The example below will quickly show how to train and test a model using these recipes. See the machine learning with Tidymodels handout and/or the tidyverse documentation for more information.

Using textrecipes to turn text into features

library(tidymodels)
library(textrecipes)
rec = recipe(rating ~ summary + reviewText, data=reviews) |>
  step_tokenize(all_predictors())  |>
  step_tokenfilter(all_predictors(), min_times = 3) |>
  step_tf(all_predictors())

We can inspect the results of the preprocessing by prepping the recipe and baking the training data:

rec |> 
  prep(reviews) |>
  bake(new_data=NULL) |> 
  select(1:10)

Fitting and testing a model

First, we create a worflow from the recipe and model specification. Let’s start with a naive bayes model:

library(discrim)
lr_workflow = workflow() |>
  add_recipe(rec) |>
  add_model(logistic_reg(mixture = 0, penalty = 0.1))

Now, we can split our data, fit the model on the train data, and validate it on the test data:

split = initial_split(reviews)
m <- fit(lr_workflow, data = training(split))
predict(m, new_data=testing(split)) |>
  bind_cols(select(testing(split), rating)) |>
  rename(predicted=.pred_class, actual=rating) |>
  metrics(truth = actual, estimate = predicted)

So, we get a slightly better accuracy than with the naive bayes model tested above. To see which words are the most important predictors, we can use the vip package to extract the predictors, and then use regular tidyverse/ggplot functions to visualize it:

m |> extract_fit_parsnip() |>
  vip::vi() |> 
  group_by(Sign) |>
  top_n(20, wt = abs(Importance)) %>%
  ungroup() |>
  mutate(
    Importance = abs(Importance),
    Variable = str_remove(Variable, "tf_"),
    Variable = fct_reorder(Variable, Importance)
  ) |>
  ggplot(aes(x = Importance, y = Variable, fill = Sign)) +
  geom_col(show.legend = FALSE) +
  facet_wrap(~Sign, scales = "free_y") +
  labs(y = NULL)

The positive predictors make perfect sense: great, best, excellent, etc. So, interestingly not, but, and ok are the best negative predictors, and good in the summary is also not a good sign. This makes it interesting to see if using ngrams will help performance, as it is quite possible that it is not good, rather than good. Have a look at the textrecipes documentation to see the possibilities for text preprocessing.

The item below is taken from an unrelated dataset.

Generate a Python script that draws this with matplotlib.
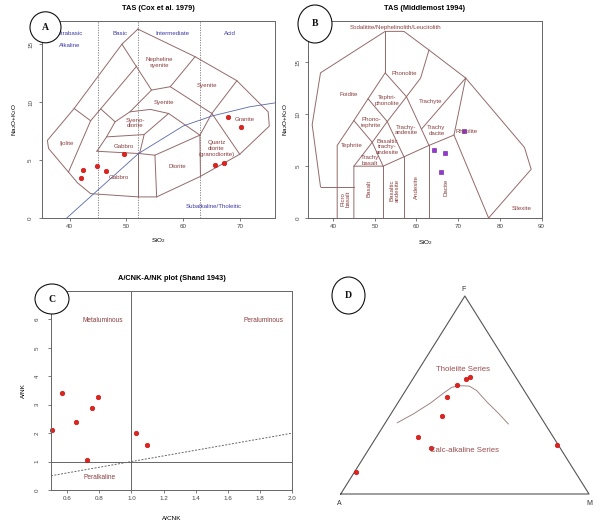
import numpy as np
import matplotlib
matplotlib.use("Agg")
import matplotlib.pyplot as plt
from matplotlib.patches import Ellipse

plt.rcParams['font.family'] = ['Liberation Sans', 'DejaVu Sans']
plt.rcParams['mathtext.fontset'] = 'custom'
plt.rcParams['mathtext.rm'] = 'Liberation Sans'
plt.rcParams['mathtext.it'] = 'Liberation Sans:italic'

# ---------------- datos ----------------
# A: TAS (Cox et al. 1979)
sio2_a = [42.3, 42.0, 44.8, 46.4, 49.5, 65.5, 67.1, 67.8, 70.2]
alk_a = [4.12, 3.46, 4.47, 4.06, 5.48, 4.58, 4.76, 8.73, 7.87]

cox_outer = [(52.0, 16.3), (62.05, 13.92), (69.4, 11.85), (73.7, 9.74), (74.9, 9.16),
             (75.1, 7.93), (69.9, 5.5), (62.9, 3.57), (55.3, 1.82), (52.1, 1.82),
             (43.7, 2.1), (41.4, 3.03), (36.3, 6.0), (36.1, 6.7), (40.8, 9.45),
             (49.2, 15.0), (52.0, 16.3)]
cox_lines = [
    [(49.2, 15.0), (54.4, 11.04), (57.7, 11.33), (62.05, 13.92)],
    [(57.7, 11.33), (65.0, 9.02), (69.4, 11.85)],
    [(65.0, 9.02), (69.9, 5.5)],
    [(65.0, 9.02), (62.9, 7.15), (63.0, 3.54)],
    [(51.8, 13.11), (43.7, 8.39)],
    [(40.8, 9.45), (43.7, 8.39), (39.8, 3.96)],
    [(45.5, 9.4), (48.0, 8.3), (46.5, 7.0), (44.8, 5.76)],
    [(54.4, 11.04), (50.6, 9.16)],
    [(48.0, 8.3), (50.6, 9.16), (54.2, 9.37), (57.4, 9.02), (62.9, 7.15)],
    [(57.4, 9.02), (53.1, 7.2)],
    [(46.5, 7.0), (53.1, 7.2), (52.3, 5.56)],
    [(44.8, 5.76), (52.3, 5.56), (55.0, 5.42), (55.3, 1.82)],
    [(52.1, 5.56), (52.1, 1.82)],
    [(55.0, 5.42), (62.9, 7.15)],
]
irvine_x = [39.5, 52.1, 60.0, 65.0, 71.7, 77.0]
irvine_y = [0.0, 5.56, 7.95, 8.8, 9.6, 10.0]
cox_div = [45, 52, 63]

cox_campos = [("Nepheline\nsyenite", 55.8, 13.4), ("Syenite", 64.2, 11.47), ("Syenite", 56.5, 9.94),
              ("Syeno-\ndiorite", 51.5, 8.2), ("Ijolite", 39.5, 6.43), ("Gabbro", 49.6, 6.14),
              ("Gabbro", 48.6, 3.46), ("Diorite", 59.0, 4.41),
              ("Quartz\ndiorite\n(granodiorite)", 65.8, 6.0), ("Granite", 70.8, 8.5)]
cox_series = [("Ultrabasic", 39.9, 15.94), ("Alkaline", 40.1, 14.9), ("Basic", 48.9, 15.94),
              ("Intermediate", 58.0, 15.94), ("Acid", 68.1, 15.94),
              ("Subalkaline/Tholeitic", 65.3, 0.95)]

# B: TAS (Middlemost 1994)
sio2_b = [71.3, 64.1, 66.8, 65.8]
alk_b = [8.42, 6.56, 6.30, 4.40]

mid_outer = [(37, 3), (35, 9), (37, 14), (52.5, 18), (57, 18), (63, 16.2), (71.8, 13.5),
             (85.9, 6.8), (87.5, 4.7), (77.3, 0)]
mid_lines = [
    [(37, 3), (45, 3)],
    [(41, 0), (41, 7), (45, 9.4), (48.4, 11.5), (52.5, 14), (57.6, 11.7), (61, 13.5), (63, 16.2)],
    [(52.5, 14), (52.5, 18)],
    [(45, 0), (45, 5), (49.4, 7.3), (53, 9.3), (57.6, 11.7)],
    [(45, 5), (52, 5), (57, 5.9), (63, 7), (69, 8), (71.8, 13.5)],
    [(52, 0), (52, 5)], [(57, 0), (57, 5.9)], [(63, 0), (63, 7)],
    [(49.4, 7.3), (52, 5)],
    [(45, 9.4), (49.4, 7.3)],
    [(48.4, 11.5), (53, 9.3), (57, 5.9)],
    [(57.6, 11.7), (63, 7)],
    [(61.2, 8.57), (71.8, 13.5)],
    [(69, 8), (77.3, 0)],
]
mid_campos = [("Sodalitite/Nephelinolith/Leucitolith", 55.0, 18.4, 0), ("Phonolite", 57.0, 13.9, 0),
              ("Foidite", 43.8, 11.9, 0), ("Tephri-\nphonolite", 53.0, 11.35, 0),
              ("Trachyte", 63.4, 11.2, 0), ("Phono-\ntephrite", 49.1, 9.2, 0),
              ("Trachy-\nandesite", 57.6, 8.5, 0), ("Trachy\ndacite", 64.8, 8.45, 0),
              ("Rhyolite", 72.05, 8.3, 0), ("Tephrite", 44.4, 7.0, 0),
              ("Basaltic\ntrachy-\nandesite", 53.0, 6.85, 0), ("Trachy\nbasalt", 48.8, 5.56, 0),
              ("Picro\nbasalt", 43.0, 1.86, 90), ("Basalt", 48.7, 2.83, 90),
              ("Basaltic\nandesite", 54.8, 2.67, 90), ("Andesite", 60.0, 3.0, 90),
              ("Dacite", 67.2, 3.0, 90), ("Silexite", 85.3, 0.9, 0)]

# C: Shand 1943
acnk = [0.508, 0.566, 0.653, 0.753, 0.794, 0.726, 1.028, 1.099]
ank = [2.10, 3.42, 2.38, 2.89, 3.26, 1.06, 2.02, 1.57]

# D: AFM
afm_a = [0.883, 0.547, 0.519, 0.393, 0.328, 0.257, 0.203, 0.182, 0.004]
afm_f = [0.111, 0.286, 0.234, 0.395, 0.488, 0.549, 0.582, 0.592, 0.247]
afm_m = [0.006, 0.167, 0.247, 0.212, 0.184, 0.194, 0.215, 0.226, 0.749]
curva_a = [0.592, 0.506, 0.411, 0.332, 0.283, 0.246, 0.210, 0.191, 0.179, 0.161, 0.148]
curva_f = [0.360, 0.404, 0.458, 0.509, 0.539, 0.547, 0.545, 0.522, 0.466, 0.408, 0.354]
curva_m = [0.048, 0.090, 0.131, 0.159, 0.178, 0.207, 0.245, 0.287, 0.355, 0.431, 0.498]

# ---------------- estilo ----------------
LINEA = '#946a6a'
TEXTO = '#8b3e3e'
AZUL = '#3a3aa8'
ROJO = '#e0231d'
FS_T = 5.3
FS_C = 4.4
W, H = 604, 526


def caja(px0, py0, px1, py1):
    # convierte una caja en pixeles a fracciones de figura
    return [px0 / W, 1 - py1 / H, (px1 - px0) / W, (py1 - py0) / H]


def estilo(ax, ypad):
    for s in ax.spines.values():
        s.set_color('#666666')
        s.set_linewidth(0.7)
    ax.tick_params(length=2.5, width=0.6, colors='#666666', labelsize=4.5,
                   labelcolor='#444444', pad=1.8)
    ax.tick_params(axis='y', labelrotation=90, pad=ypad)
    for lab in ax.get_yticklabels():
        lab.set_va('center')


def polilinea(ax, pts, **kw):
    xs, ys = zip(*pts)
    ax.plot(xs, ys, color=LINEA, lw=0.7, **kw)


def tern(a, f, m):
    a, f, m = np.asarray(a), np.asarray(f), np.asarray(m)
    s = a + f + m
    return (m + f / 2) / s, f / s * np.sqrt(3) / 2


fig = plt.figure(figsize=(W / 100, H / 100), dpi=100)

# ---------- A ----------
axA = fig.add_axes(caja(42, 21, 275, 218))
axA.set_xlim(35.15, 76.1)
axA.set_ylim(0, 17)
axA.set_xticks([40, 50, 60, 70])
axA.set_yticks([0, 5, 10, 15])
estilo(axA, 4.0)
for xv in cox_div:
    axA.axvline(xv, color='#777777', lw=0.6, ls=(0, (1.5, 1.5)))
polilinea(axA, cox_outer)
for l in cox_lines:
    polilinea(axA, l)
axA.plot(irvine_x, irvine_y, color='#5a68a8', lw=0.6)
for t, x, y in cox_campos:
    axA.text(x, y, t, ha='center', va='center', fontsize=FS_C, color=TEXTO, linespacing=1.15)
for t, x, y in cox_series:
    axA.text(x, y, t, ha='center', va='center', fontsize=FS_C, color=AZUL)
axA.plot(sio2_a, alk_a, 'o', color=ROJO, mec='#c01010', ms=3.3, mew=0.4)
axA.set_title("TAS (Cox et al. 1979)", fontsize=FS_T, fontweight='bold', pad=8)
axA.text(0.5, -0.115, r'SiO$_2$', transform=axA.transAxes, ha='center', va='center', fontsize=4.6)
axA.text(-0.118, 0.5, r'Na$_2$O+K$_2$O', transform=axA.transAxes, rotation=90,
         ha='center', va='center', fontsize=4.6)

# ---------- B ----------
axB = fig.add_axes(caja(308, 21, 542, 218))
axB.set_xlim(34, 90.1)
axB.set_ylim(0, 19)
axB.set_xticks([40, 50, 60, 70, 80, 90])
axB.set_yticks([0, 5, 10, 15])
estilo(axB, 3.0)
polilinea(axB, mid_outer)
for l in mid_lines:
    polilinea(axB, l)
for t, x, y, r in mid_campos:
    axB.text(x, y, t, ha='center', va='center', fontsize=FS_C, color=TEXTO,
             rotation=r, linespacing=1.1)
axB.plot(sio2_b, alk_b, 's', color='#9a35d8', mec='#5d1d8e', ms=3.0, mew=0.4)
axB.set_title("TAS (Middlemost 1994)", fontsize=FS_T, fontweight='bold', pad=8)
axB.text(0.5, -0.127, r'SiO$_2$', transform=axB.transAxes, ha='center', va='center', fontsize=4.6)
axB.text(-0.098, 0.5, r'Na$_2$O+K$_2$O', transform=axB.transAxes, rotation=90,
         ha='center', va='center', fontsize=4.6)

# ---------- C ----------
axC = fig.add_axes(caja(51, 291, 292.3, 490))
axC.set_xlim(0.5, 2.0)
axC.set_ylim(0, 7)
axC.set_xticks([0.6, 0.8, 1.0, 1.2, 1.4, 1.6, 1.8, 2.0])
axC.set_xticklabels(["0.6", "0.8", "1.0", "1.2", "1.4", "1.6", "1.8", "2.0"])
axC.set_yticks(range(7))
estilo(axC, 5.5)
axC.axvline(1.0, color='#666666', lw=0.7)
axC.axhline(1.0, color='#666666', lw=0.7)
axC.plot([0.5, 2.0], [0.5, 2.0], color='#666666', lw=0.7, ls=(0, (2, 1.5)))
axC.text(0.82, 5.95, "Metaluminous", ha='center', va='center', fontsize=4.7, color=TEXTO)
axC.text(1.82, 5.95, "Peraluminous", ha='center', va='center', fontsize=4.7, color=TEXTO)
axC.text(0.80, 0.44, "Peralkaline", ha='center', va='center', fontsize=4.7, color=TEXTO)
axC.plot(acnk, ank, 'o', color=ROJO, mec='#c01010', ms=3.3, mew=0.4, clip_on=False)
axC.set_title("A/CNK-A/NK plot (Shand 1943)", fontsize=FS_T, fontweight='bold', pad=8)
axC.text(0.5, -0.142, "A/CNK", transform=axC.transAxes, ha='center', va='center', fontsize=4.6)
axC.text(-0.116, 0.5, "A/NK", transform=axC.transAxes, rotation=90,
         ha='center', va='center', fontsize=4.6)

# ---------- D ----------
axD = fig.add_axes(caja(340.7, 296, 589, 494))
axD.set_xlim(0, 1)
axD.set_ylim(0, np.sqrt(3) / 2)
axD.axis('off')
tx, ty = tern([1, 0, 0, 1], [0, 1, 0, 0], [0, 0, 1, 0])
axD.plot(tx, ty, color='#555555', lw=0.8, clip_on=False)
cx, cy = tern(curva_a, curva_f, curva_m)
axD.plot(cx, cy, color='#a08585', lw=0.7)
px, py = tern(afm_a, afm_f, afm_m)
axD.plot(px, py, 'o', color=ROJO, mec='#c01010', ms=3.3, mew=0.4, clip_on=False)
for t, (x, y), off in zip(["A", "F", "M"], [(0, 0), (0.5, np.sqrt(3) / 2), (1, 0)],
                          [(-1, -7), (-1, 5), (0, -7)]):
    axD.annotate(t, (x, y), xytext=off, textcoords='offset points', ha='center',
                 va='center', fontsize=5, color='#333333', annotation_clip=False)
axD.text(0.494, 0.630, "Tholeiite Series", transform=axD.transAxes, ha='center',
         va='center', fontsize=5.6, color='#9a4d4d')
axD.text(0.497, 0.219, "Calc-alkaline Series", transform=axD.transAxes, ha='center',
         va='center', fontsize=5.6, color='#9a4d4d')

# ---------- letras de panel ----------
over = fig.add_axes([0, 0, 1, 1])
over.set_xlim(0, W)
over.set_ylim(H, 0)
over.axis('off')
letras = [("A", 45.5, 27.3, 31, 31), ("B", 315, 24, 34, 38),
          ("C", 52, 299, 34, 30), ("D", 348.5, 295.5, 33, 37)]
for t, x, y, w, h in letras:
    over.add_patch(Ellipse((x, y), w, h, facecolor='white', edgecolor='#111111', lw=0.8))
    over.text(x, y, t, ha='center', va='center', fontsize=7, fontweight='bold',
              family='Liberation Serif', color='#111111')

fig.savefig("out.png", dpi=100)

Also, we just tried out a regularization penalty of 0.1, and it is quite possible that this is not the best choice possible. Thus, it is a good idea to now do some hyperparameter tuning for the regularization penalty and other parameters. Take a look at the machine learning handout and/or the tune documentation to see how to do parameter tuning.

Of course, you can also try one of the other classification models in parsnip, and/or try a regression model instead to predict the actual star value.